Lead white creates a tough, lean, flexible film, has good tint resistance and opacity and is very permanent. The lead also aids in the drying of oil colours with which it is mixed. Lead poisoning is accumulative but basic precautions prevent “painter’s colic.” A coat of varnish over the dried film prevents darkening from contact with sulfur in the atmosphere. Although there is no evidence of adverse reactions in oils, this pigment is chemically incompatible with Cadmium colours, Ultramarine Violet or Ultramarine blue because it may darken. Its flexibility makes it very good for priming.

 Semi-Opaque 2
Lightfastness: I
Oil Absorption: Very Low (10-15g), excellent for underpainting
Oil Film: very fast drying, hard, flexible
Recommended brands: This pigment has been discontinued due to its toxicity. The only true Lead white I’ve tried, by Michael Harding, yellowed horribly – it also had an excess of oil that kept dripping from the tube. Unfortunately, the other two replacements tested above also yellowed considerably. On the other hand, a true lead white gives more flexibility to the paint film. If you still have an old tube, then use it mixed with a top quality Titanium white to mask its yellowing. I suggest you leave your white paints on blotting paper for a few minutes to absorb the excess of oil and reduce the yellowing of the painting.

Titanium White (PW6)

Yellowing test: Roberson (PW6), Lefranc & Bourgeois (PW6+PW4), Mussini (PW6+PW4).

Yellowing test: Williamsburg (PW6), Blockx (PW6), Old Holland (PW6), Michael Harding#2 (PW6)

Gradually replacing Flake White. Early pigment formulations did have problems with film strength so it was always mixed with zinc oxide. Some older documents warn that Titanium does not react with oil to create a mixed paste, so it is less likely to mask yellowing of the oil. Modern pigments have been produced with greater film stability, resisting well the effects of heat, light, and atmosphere. It possesses the highest tint resistance of any white, is the most opaque, and, in its present form, it is very permanent.
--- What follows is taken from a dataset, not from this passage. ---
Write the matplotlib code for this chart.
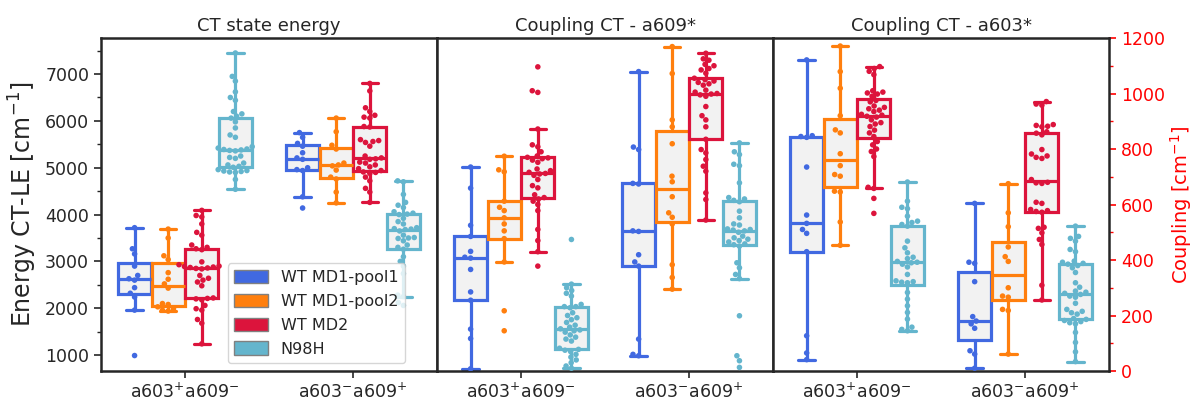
import matplotlib
matplotlib.use("Agg")
import matplotlib.pyplot as plt
import matplotlib.patches as mpatches
from matplotlib.ticker import MultipleLocator
import numpy as np
import pandas as pd
import seaborn as sns

# ---------------- data ----------------
groups = ["WT MD1-pool1", "WT MD1-pool2", "WT MD2", "N98H"]
colors = ["#4169E1", "#FF7F0E", "#DC143C", "#64B5CD"]
categories = ["a603$^{+}$a609$^{-}$", "a603$^{-}$a609$^{+}$"]
titles = ["CT state energy", "Coupling CT - a609*", "Coupling CT - a603*"]

# Panel 1: CT state energy (cm^-1)
energy_pool1_c1 = [3720, 3270, 3160, 2900, 2700, 2630, 2600, 2440, 2320, 2240, 1960, 990]
energy_pool2_c1 = [3690, 3500, 3120, 3040, 2760, 2620, 2520, 2430, 2100, 2080, 2030, 1990, 1960, 1940]
energy_md2_c1 = [4090, 3980, 3950, 3800, 3620, 3560, 3350, 3300, 3250, 3270, 2990, 2930, 2900, 2890,
                 2880, 2870, 2860, 2850, 2840, 2700, 2640, 2600, 2560, 2480, 2220, 2210, 2200, 2180,
                 2060, 1990, 1960, 1760, 1680, 1240]
energy_n98h_c1 = [7450, 6950, 6850, 6620, 6500, 6440, 6200, 6150, 6100, 6060, 5980, 5850, 5700, 5650,
                  5450, 5420, 5400, 5390, 5380, 5370, 5360, 5250, 5220, 5200, 5100, 5060, 5030, 5010,
                  4960, 4940, 4930, 4920, 4910, 4900, 4750, 4540]
energy_pool1_c2 = [5750, 5650, 5520, 5460, 5320, 5210, 5180, 5000, 4960, 4940, 4380, 4140]
energy_pool2_c2 = [6060, 5770, 5480, 5400, 5100, 5060, 5040, 4950, 4800, 4760, 4480, 4250]
energy_md2_c2 = [6800, 6640, 6280, 6200, 6120, 6080, 6060, 5880, 5870, 5600, 5580, 5560, 5540, 5460,
                 5250, 5210, 5190, 5180, 5120, 5100, 5060, 5020, 4980, 4940, 4910, 4900, 4880, 4800,
                 4720, 4560, 4480, 4260]
energy_n98h_c2 = [4720, 4700, 4430, 4260, 4200, 4150, 4060, 4030, 4010, 4000, 3920, 3850, 3800, 3720,
                  3700, 3690, 3680, 3650, 3560, 3510, 3500, 3490, 3440, 3350, 3300, 3260, 3100, 3000,
                  2900, 2740, 2280, 2250, 2120, 2060]

# Panel 2: Coupling CT - a609* (cm^-1)
c609_pool1_c1 = [735, 659, 525, 485, 431, 410, 407, 366, 285, 255, 151, 117, 8]
c609_pool2_c1 = [774, 725, 718, 612, 590, 578, 552, 530, 505, 477, 393, 217, 145]
c609_md2_c1 = [1096, 1010, 1004, 872, 815, 808, 790, 775, 770, 768, 765, 760, 752, 728, 722, 716,
               712, 710, 705, 690, 668, 660, 635, 625, 620, 612, 600, 578, 510, 470, 430, 378]
c609_n98h_c1 = [474, 313, 300, 290, 280, 270, 240, 232, 232, 228, 210, 200, 192, 185, 175, 165, 158,
                152, 148, 145, 140, 130, 122, 115, 108, 82, 75, 78, 70, 60, 50, 40, 30, 18, 10]
c609_pool1_c2 = [1079, 807, 798, 676, 674, 505, 503, 419, 393, 378, 115, 60, 55]
c609_pool2_c2 = [1169, 1072, 905, 880, 819, 702, 682, 628, 570, 554, 530, 383, 337, 295]
c609_md2_c2 = [1145, 1125, 1120, 1105, 1100, 1090, 1085, 1073, 1055, 1050, 1045, 1040, 1035, 1030,
               1012, 1005, 1000, 998, 995, 990, 953, 920, 905, 880, 835, 798, 786, 762, 738, 720,
               642, 618, 544]
c609_n98h_c2 = [822, 790, 780, 745, 740, 678, 625, 620, 615, 610, 576, 552, 530, 526, 512, 510, 508,
                505, 500, 486, 480, 475, 470, 465, 458, 455, 450, 390, 372, 348, 333, 199, 55, 37, 13]

# Panel 3: Coupling CT - a603* (cm^-1)
c603_pool1_c1 = [1121, 848, 845, 842, 735, 562, 532, 510, 496, 430, 127, 65, 41]
c603_pool2_c1 = [1171, 1079, 1019, 920, 869, 858, 783, 740, 708, 702, 648, 645, 537, 453]
c603_md2_c1 = [1097, 1090, 1080, 1068, 1010, 1005, 1002, 998, 990, 975, 970, 955, 950, 945, 940,
               935, 925, 922, 918, 915, 905, 895, 890, 881, 868, 858, 845, 827, 815, 800, 791, 773,
               662, 658, 622, 568]
c603_n98h_c1 = [681, 612, 590, 585, 558, 540, 535, 528, 522, 468, 444, 426, 410, 405, 395, 392, 390,
                385, 375, 348, 325, 322, 320, 318, 283, 259, 235, 211, 187, 158, 150, 145]
c603_pool1_c2 = [604, 392, 388, 322, 196, 180, 170, 154, 73, 61, 10]
c603_pool2_c2 = [675, 570, 520, 447, 412, 395, 300, 270, 266, 222, 218, 61]
c603_md2_c2 = [971, 962, 958, 888, 885, 882, 880, 862, 857, 851, 798, 782, 775, 770, 766, 690, 680,
               678, 676, 608, 604, 582, 578, 575, 572, 518, 514, 498, 474, 456, 309, 256]
c603_n98h_c2 = [522, 485, 478, 468, 438, 430, 396, 392, 388, 385, 380, 372, 355, 318, 302, 288, 284,
                280, 276, 270, 266, 244, 222, 215, 210, 205, 189, 186, 182, 178, 174, 170, 139, 103,
                69, 34]

panels = [
    [[energy_pool1_c1, energy_pool2_c1, energy_md2_c1, energy_n98h_c1],
     [energy_pool1_c2, energy_pool2_c2, energy_md2_c2, energy_n98h_c2]],
    [[c609_pool1_c1, c609_pool2_c1, c609_md2_c1, c609_n98h_c1],
     [c609_pool1_c2, c609_pool2_c2, c609_md2_c2, c609_n98h_c2]],
    [[c603_pool1_c1, c603_pool2_c1, c603_md2_c1, c603_n98h_c1],
     [c603_pool1_c2, c603_pool2_c2, c603_md2_c2, c603_n98h_c2]],
]

# ---------------- figure ----------------
sns.set_style("ticks")
plt.rcParams["font.family"] = ["DejaVu Sans"]
text_col = "0.15"

fig = plt.figure(figsize=(11.95, 4.03), dpi=100)
left, bottom, h = 0.0845, 0.0794, 0.8263
w = 0.2812
axes = [fig.add_axes([left + i * w, bottom, w, h]) for i in range(3)]

offsets = [-0.3, -0.1, 0.1, 0.3]
bw = 0.2

for pi, ax in enumerate(axes):
    data = panels[pi]
    rows = []
    for ci, cat in enumerate(categories):
        for gi, g in enumerate(groups):
            vals = data[ci][gi]
            col = colors[gi]
            ax.boxplot([vals], positions=[ci + offsets[gi]], widths=bw * 0.98,
                       patch_artist=True, showfliers=False,
                       boxprops=dict(facecolor="0.95", edgecolor=col, linewidth=2.3),
                       medianprops=dict(color=col, linewidth=2.3),
                       whiskerprops=dict(color=col, linewidth=2.3),
                       capprops=dict(color=col, linewidth=2.3),
                       manage_ticks=False, zorder=2)
            for v in vals:
                rows.append((cat, g, v))
    df = pd.DataFrame(rows, columns=["cat", "group", "val"])
    sns.swarmplot(data=df, x="cat", y="val", hue="group", order=categories,
                  hue_order=groups, palette=colors, dodge=True, size=4,
                  ax=ax, legend=False, zorder=3)
    ax.set_xlim(-0.5, 1.5)
    ax.set_xticks([0, 1])
    ax.set_xticklabels(categories, fontsize=12.5, color=text_col)
    ax.set_xlabel("")
    ax.set_ylabel("")
    ax.set_title(titles[pi], fontsize=13, color=text_col, pad=5)
    for s in ax.spines.values():
        s.set_visible(True)
        s.set_linewidth(1.8)
        s.set_color("0.15")
    ax.tick_params(axis="x", length=5, width=1.2, color="0.15")

# left panel
ax0 = axes[0]
ax0.set_ylim(660, 7770)
ax0.yaxis.set_major_locator(MultipleLocator(1000))
ax0.yaxis.set_minor_locator(MultipleLocator(500))
ax0.tick_params(axis="y", which="major", labelsize=12.5, labelcolor=text_col, length=5, width=1.2)
ax0.tick_params(axis="y", which="minor", length=3, width=1.0)
ax0.set_ylabel("Energy CT-LE [cm$^{-1}$]", fontsize=17, color=text_col)

handles = [mpatches.Patch(facecolor=c, edgecolor="0.5", label=g) for g, c in zip(groups, colors)]
leg = ax0.legend(handles=handles, loc="lower left", bbox_to_anchor=(0.378, 0.024),
                 borderaxespad=0, fontsize=11.5, frameon=True, framealpha=0.8,
                 handlelength=2.1, handleheight=0.9, labelspacing=0.55)
for t in leg.get_texts():
    t.set_color(text_col)

# middle and right panels share coupling scale
for ax in axes[1:]:
    ax.set_ylim(0, 1200)
axes[1].tick_params(axis="y", which="both", left=False, right=False,
                    labelleft=False, labelright=False)
ax2 = axes[2]
ax2.yaxis.tick_right()
ax2.yaxis.set_label_position("right")
ax2.yaxis.set_major_locator(MultipleLocator(200))
ax2.yaxis.set_minor_locator(MultipleLocator(100))
ax2.tick_params(axis="y", which="major", left=False, right=True, labelleft=False,
                labelright=True, labelsize=12.5, labelcolor="red", colors="red",
                length=5, width=1.2)
ax2.tick_params(axis="y", which="minor", left=False, right=True, colors="red",
                length=3, width=1.0)
ax2.set_ylabel("Coupling [cm$^{-1}$]", fontsize=14, color="red", labelpad=2)

fig.savefig("out.png", dpi=100)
But the pigment still creates slow drying and brittle films.

 Opaque 1
Lightfastness: I
Oil Absorption: Low (18-30g)
Oil Film: slow drying, brittle
Recommended brands: from the tubes tested above, only Lefranc & Bourgeois, Mussini and Blockx stayed white over time. I suggest you leave your white paints on blotting paper for a few minutes to absorb the excess of oil and reduce the yellowing of the painting.
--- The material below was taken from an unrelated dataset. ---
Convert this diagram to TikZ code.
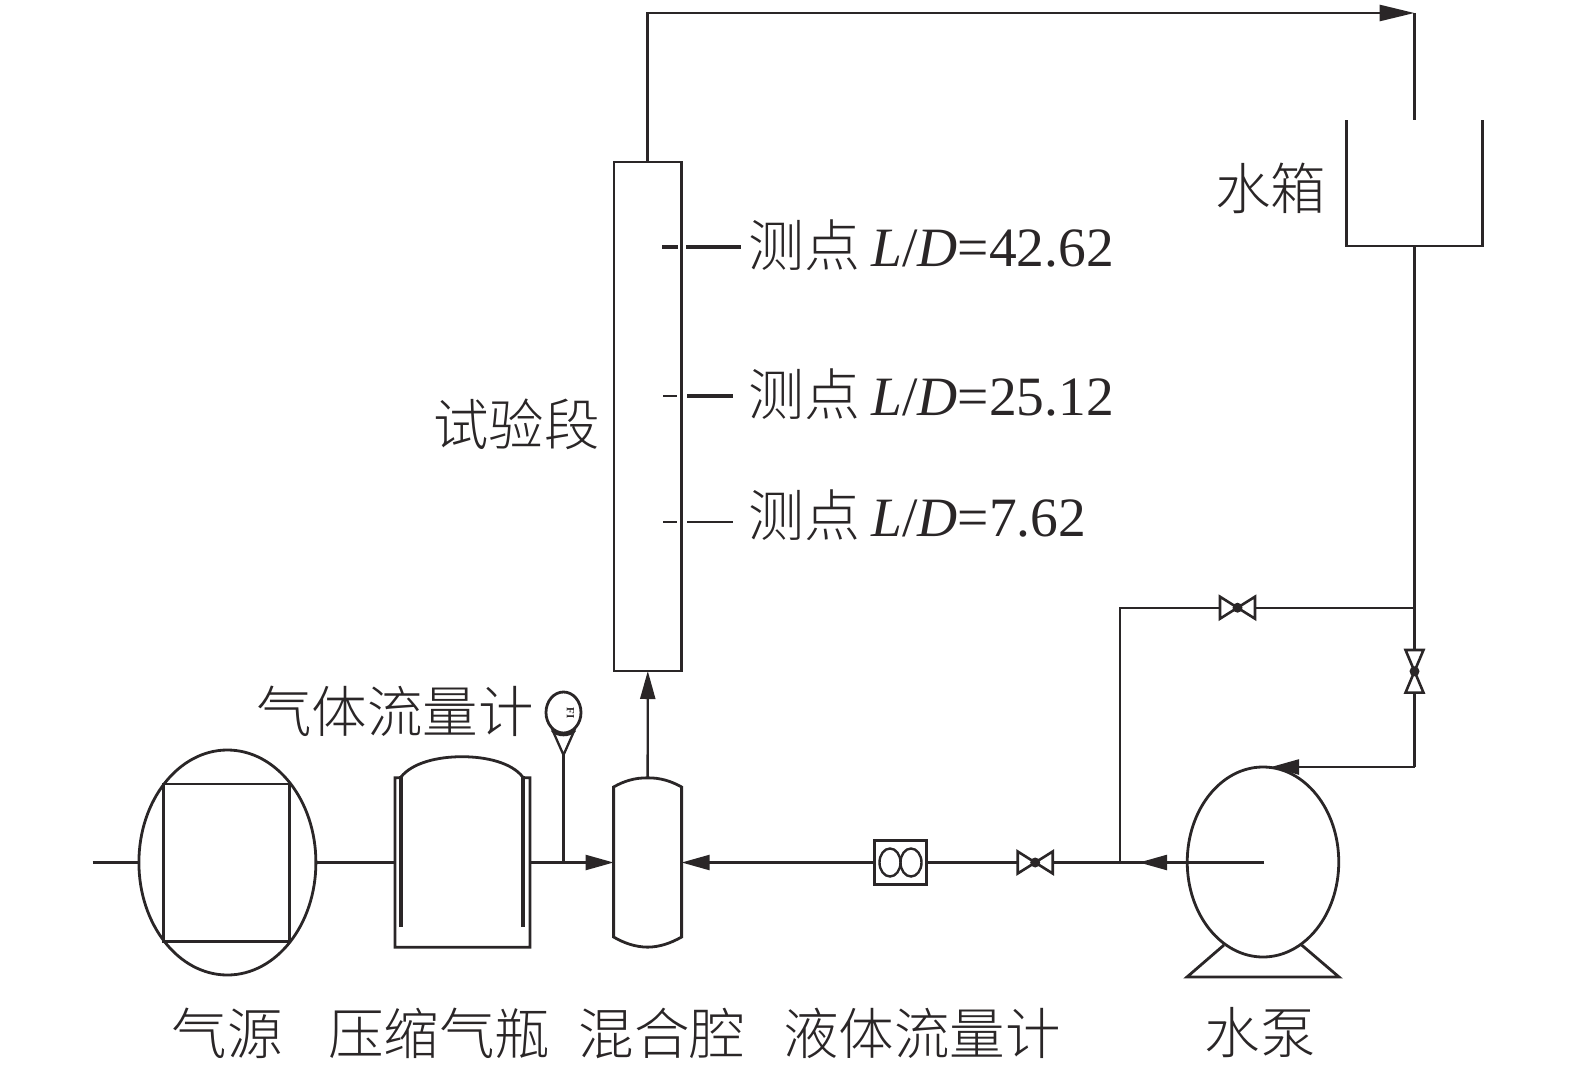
\documentclass[tikz,border=0pt]{standalone}
\usepackage{fontspec}
\setmainfont{Liberation Serif}
\newfontfamily\cjk{Noto Sans CJK SC Light}
\usetikzlibrary{arrows.meta,shapes.geometric,calc}
\definecolor{ink}{HTML}{2A2627}
\tikzset{
  pipe/.style={line width=2.3pt,draw=ink},
  flow/.style={pipe,-{Triangle[length=28pt,width=15pt]}},
  longflow/.style={pipe,line width=2.8pt,-{Triangle[length=35pt,width=16pt]}},
  wall/.style={line width=2.8pt,draw=ink},
  heavy/.style={line width=3.6pt,draw=ink},
  anchorbox/.style={rectangle,inner sep=0pt,outer sep=0pt,draw=none},
  drawnbox/.style={wall,rectangle,inner sep=0pt,outer sep=0pt},
  oval/.style={wall,ellipse,inner sep=0pt,outer sep=0pt},
  lab/.style={inner sep=0pt,outer sep=0pt,font=\cjk\fontsize{55.5}{55.5}\selectfont,text=ink},
  meas/.style={inner sep=0pt,outer sep=0pt,anchor=base west,font=\fontsize{55.5}{55.5}\selectfont,text=ink},
  valvebox/.style={anchorbox},
  valveline/.style={line width=2.6pt,draw=ink,line join=miter},
  vdot/.style={circle,fill=ink,inner sep=0pt,minimum size=10pt},
}
\newcommand{\meastext}[1]{{\cjk\fontsize{56}{56}\selectfont 测点}\hspace{11pt}\textit{L}/\textit{D}=#1}
\begin{document}
\begin{tikzpicture}[x=1pt,y=-1pt]
\useasboundingbox (0,0) rectangle (1575,1073);

% --- equipment nodes
\node[oval,minimum width=177pt,minimum height=225pt] (source) at (227.4,862.5) {};
\node[drawnbox,minimum width=125.7pt,minimum height=157.7pt] (sourcebox) at (226.6,862.8) {};
\node[anchorbox,minimum width=135pt,minimum height=169.3pt] (bottle) at (462.5,862.5) {};
\node[anchorbox,minimum width=68pt,minimum height=169.3pt] (mixer) at (647.6,862.5) {};
\node[drawnbox,minimum width=67.7pt,minimum height=509pt] (test) at (647.8,416.5) {};
\node[oval,minimum width=35pt,minimum height=41pt] (gauge) at (563.5,712.5) {};
\node[drawnbox,minimum width=51.5pt,minimum height=43.3pt,line width=3pt] (meter) at (900.7,862.5) {};
\node[oval,line width=2.4pt,minimum width=21pt,minimum height=28pt] (meterL) at (890,862.5) {};
\node[oval,line width=2.4pt,minimum width=21pt,minimum height=28pt] (meterR) at (911,862.5) {};
\node[oval,minimum width=151.5pt,minimum height=190pt] (pump) at (1263,862) {};
\node[anchorbox,minimum width=136pt,minimum height=126pt] (tank) at (1414.5,183) {};
\node[valvebox,minimum width=35pt,minimum height=22pt] (vlow) at (1035.2,862.5) {};
\node[valvebox,minimum width=35pt,minimum height=22pt] (vtop) at (1237.5,607.7) {};
\node[valvebox,minimum width=18pt,minimum height=42.7pt] (vright) at (1414.5,671.3) {};

% --- junctions and bends
\coordinate (inlet) at (92.6,862.5);
\coordinate (gastap) at (563.5,862.5);
\coordinate (gaugefoot) at (563.5,755);
\coordinate (topleft) at (647.8,13);
\coordinate (topright) at (1414.5,13);
\coordinate (branch) at (1120,862.5);
\coordinate (branchtop) at (1120,607.7);
\coordinate (rightjoin) at (1414.5,607.7);
\coordinate (pumpin) at (1414.5,767);
\coordinate (pumptop) at (1271,767);
\coordinate (pumpcentre) at (1264,862.5);
\coordinate (outtip) at (1139,862.5);

% --- tank
\draw[wall] (tank.north west) -- (tank.south west) -- (tank.south east) -- (tank.north east);

% --- bottle
\draw[wall] (401,777.7) -- (bottle.north west) -- (bottle.south west) -- (bottle.south east) -- (bottle.north east) -- (522.7,777.7);
\draw[heavy] (401,927) -- (401,776);
\draw[heavy] (522.7,927) -- (522.7,776);
\draw[wall] (401,777) .. controls (412,763) and (437,756.7) .. (462,756.7) .. controls (487,756.7) and (512,763) .. (522.7,777);

% --- mixer
\draw[wall] (613.6,787) .. controls (624,781) and (635,777.7) .. (mixer.north)
  .. controls (660,777.7) and (671,781) .. (681.6,787) -- (681.6,937)
  .. controls (671,943) and (660,947) .. (mixer.south) .. controls (635,947) and (624,943) .. (613.6,937) -- cycle;

% --- gauge
\draw[pipe] (552,729) -- (gaugefoot) -- (575,729);
\draw[heavy] (552.5,730) .. controls (557,736) and (570,736) .. (574.5,730);
\draw[heavy] (gastap) -- (gaugefoot);
\node[inner sep=0pt,rotate=-90,font=\bfseries\fontsize{11}{11}\selectfont,text=ink] (gaugetag) at (570.5,713) {FI};

% --- pump feet
\draw[wall] (1224,945) -- (1187,977) -- (1339,977) -- (1301.6,945);

% --- connectors
\draw[pipe] (inlet) -- (source.west);
\draw[pipe] (source.east) -- (bottle.west);
\draw[flow] (bottle.east) -- (mixer.west);
\draw[flow] (mixer.north) -- (test.south);
\draw[longflow] (test.north) -- (topleft) -- (topright);
\draw[pipe] (topright) -- (tank.north);
\draw[pipe] (tank.south) -- (rightjoin) -- (vright.north);
\draw[pipe] (vright.south) -- (pumpin);
\draw[flow] (pumpin) -- (pumptop);
\draw[pipe] (pumptop) -- (pump.north);
\draw[pipe] (rightjoin) -- (vtop.east);
\draw[pipe] (vtop.west) -- (branchtop) -- (branch);
\draw[pipe] (pumpcentre) -- (vlow.east);
\draw[flow] (pumpcentre) -- (outtip);
\draw[pipe] (vlow.west) -- (meter.east);
\draw[flow] (meter.west) -- (mixer.east);

% --- valves
\draw[valveline] (vlow.north west) -- (vlow.south east) -- (vlow.north east) -- (vlow.south west) -- cycle;
\node[vdot] (vlowdot) at (vlow.center) {};
\draw[valveline] (vtop.north west) -- (vtop.south east) -- (vtop.north east) -- (vtop.south west) -- cycle;
\node[vdot] (vtopdot) at (vtop.center) {};
\draw[valveline] (vright.north west) -- (vright.south east) -- (vright.south west) -- (vright.north east) -- cycle;
\node[vdot] (vrightdot) at (vright.center) {};

% --- measuring points
\node[meas] (m1) at (748.5,266) {\meastext{42.62}};
\node[meas] (m2) at (748.5,415) {\meastext{25.12}};
\node[meas] (m3) at (748.5,536) {\meastext{7.62}};
\coordinate (t1a) at (662,247);   \coordinate (t1b) at (678,247);
\coordinate (t1c) at (686,247);   \coordinate (t1d) at (741,247);
\coordinate (t2a) at (663,396);   \coordinate (t2b) at (677,396);
\coordinate (t2c) at (687,396);   \coordinate (t2d) at (733,396);
\coordinate (t3a) at (663,522.3); \coordinate (t3b) at (677,522.3);
\coordinate (t3c) at (687,522.3); \coordinate (t3d) at (733,522.3);
\draw[heavy] (t1a) -- (t1b);
\draw[heavy] (t1c) -- (t1d);
\draw[pipe] (t2a) -- (t2b);
\draw[heavy] (t2c) -- (t2d);
\draw[pipe] (t3a) -- (t3b);
\draw[pipe] (t3c) -- (t3d);

% --- labels
\node[lab] (lgasmeter) at (395,711) {气体流量计};
\node[lab] (ltest) at (516.5,424) {试验段};
\node[lab] (ltank) at (1270.5,188) {水箱};
\node[lab] (lsource) at (227,1033) {气源};
\node[lab] (lbottle) at (439,1033) {压缩气瓶};
\node[lab] (lmixer) at (662,1033) {混合腔};
\node[lab] (lliquid) at (922,1033) {液体流量计};
\node[lab] (lpump) at (1260,1033) {水泵};
\end{tikzpicture}
\end{document}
Zinc White: Chinese White, Snow White, Zinc Oxide (PW4)

Yellowing test Winsor & Newton: W&N Underpainting White (PW6+PW4), W&N Transparent White (PW6+PW4)

It is a brilliant cold white that is very stable, but it dries much more slowly than lead white. It creates a hard, brittle film which should not be used for priming or layered painting techniques as it creates one of the least elastic oil films. It is acceptable for alla prima painting and is recommended for the impressionist or sketch artist who wants a brilliant white. Unlike lead white, zinc does not yellow when it comes into contact with sulfur fumes. The pigment might not change, but its transparency will reveal the yellowing of the linseed oil. It creates a hard, brittle film of soapy crystals that can chalk and speed the appearance of fading in organic colors, though it is said to be stable in mixtures with inorganics. In mixtures with Titanium it is said to be beneficial, making the paint more weatherfast. It does absorb UV radiation (used in sunblock) which may reduce the effects of UV on paint film deterioration. It is the most transparent of the available white pigments.

 Semi-Transparent 3
Lightfastness: I
Oil Absorption: Very Low (10-22g) but too brittle for underpainting
Oil Film: very slow drying, hard, brittle, only acceptable for alla prima technique on rigid boards
Recommended brand: not recommended, it’s transparency tends to reveal the yellowing of the oil paint. Very brittle, it tends to delaminate.